Deep and Standardized Single-Cell Annotations with CITE-seq
Cell type annotation in single-cell analysis is a common problem required for biological interpretation and downstream statistical analyses. While much progress has been made in this area, current state-of-the-art techniques still suffer from major limitations including lack of ground truth, reliance on limited reference datasets, and lack of standard annotations. As such, there is still no preferred approach, and current best practice relies on a combination of methods, most often followed by manual annotation/curation. This introduces bias, since these strategies will tend to focus on cell subpopulations deemed important a priori by the investigator. Non-standard labels also make it difficult to compare results and integrate datasets across studies. With CITE-seq (and related technologies), protein expression of cells can be directly measured in addition to RNA expression (and possibly other modality, e.g. epigenetic), facilitating robust and deep cell type annotation. Despite their great potential, protein expression data are often analyzed using tools developed for single-cell RNA-seq even though the characteristics of the data are substantially different.

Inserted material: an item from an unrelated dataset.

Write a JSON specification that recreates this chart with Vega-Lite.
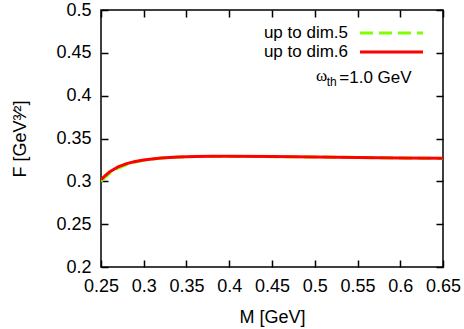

This project will develop tools specifically tailored to protein data, including normalization and annotation, and leverage public databases to create a corpus of well-annotated single-cell data with deep and standardized annotations. The team will then use these annotated data to develop a pre-trained machine learning model that can be applied to scRNAseq data for predicting derived annotations even in the absence of protein measurements, facilitating biological interpretation and cross-study comparisons of any given dataset at great depth with standardized labels.